Bangladesh was the third highest recipient of loans from the Asian Development Bank (ADB) last year, in further testament to the development partners’ enhanced opinion of the country.
Of the $21.58 billion pledged by the Manila-based multilateral lender, $2.20 billion went to Bangladesh, dwarfed only by the amounts received by India ($3.52 billion) and China ($2.62 billion), the two largest economies of the region.
The amount is the highest yet for Bangladesh from the ADB, which typically commits in the neighbourhood of $1.5 billion every year, according to a presentation during its 52nd annual meeting, which wrapped up yesterday.
In 2017 Pakistan was the third highest recipient of the ADB’s loans at $2.10 billion, but last year it dropped to $1.08 billion.
The ADB also arranges co-financing with other bilateral or multilateral development partners and in 2018 it arranged $35.81 billion for the Asia-Pacific nations, of which $4.48 billion went to Bangladesh — the highest.
“If an economy is growing at 7-8 percent the whole world will come and invest,” said Hun Kim, ADB’s director general for South Asia operations.
So, funding will never be an impediment to Bangladesh’s growth ambitions, he said, adding that the ADB was willing to lend more provided the country was able to utilise it nimbly, effectively and with tangible end products.
The ADB offers mainly two kinds of loans. One of them carries concessional interest rate of about 2 percent and is of 25 years’ tenure with a five-year grace period. The other is at competitive rates connected to the LIBOR.
Between 2019 and 2021, the bank is planning to lend $8.1 billion, which is 65.31 percent more than in the previous three years.
About two-thirds of the 2019–2021 lending programme focuses on developing and improving infrastructure, according to the ADB’s internal documents.
Priority infrastructure support will go towards expanding power generation capacity, improving power transmission and distribution networks, supporting regional power interconnections, strengthening road, railway, and port connectivity; and improving urban infrastructure and services, water supply and sanitation.

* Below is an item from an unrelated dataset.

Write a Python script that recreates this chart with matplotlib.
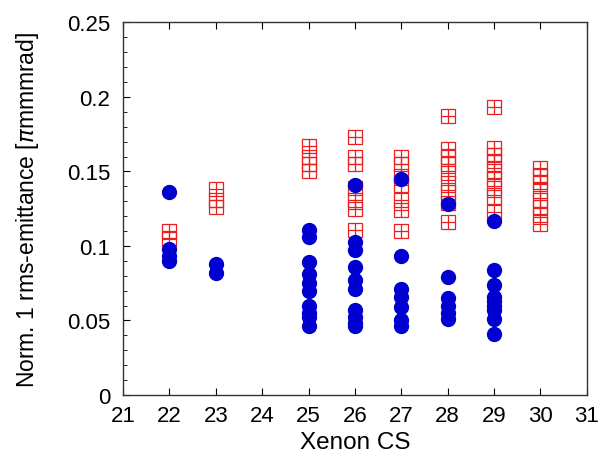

The programme will also pay attention to ensuring high-quality education and skills development with a renewed focus on science, technology and innovation; developing economic corridors and improving rural market connectivity and agribusiness infrastructure and flood and riverbank erosion management.
“Your capacity to implement mega projects or many projects is growing but that will be the main bottleneck. Money will never be a bottleneck,” Kim said.
Lengthy internal business processes often delay project approvals, while the limited capacity of the country’s few executing and implementing agencies often leads to delays in project implementation, said the ADB documents.
In 2018, the ADB conducted special initiatives to help strengthen the implementation capacity of the government, finance project preparatory works to improve project readiness and enhance technical design covering environment, land acquisition and involuntary resettlement.
The ADB’s new procurement policy and regulations, rolled out and operationalised in 2017, are helping ensure faster procurement and consultant recruitment as well as simpler and more effective fiduciary systems throughout the project cycle, the documents said.
The ADB has been a development partner of Bangladesh since 1973, and established its first field office in Dhaka in 1982. Since 1973, the ADB has committed a total of $22.9 billion and financed 282 projects in the country.
Established in 1966, the ADB is owned by 68 members, 49 of which are from the region.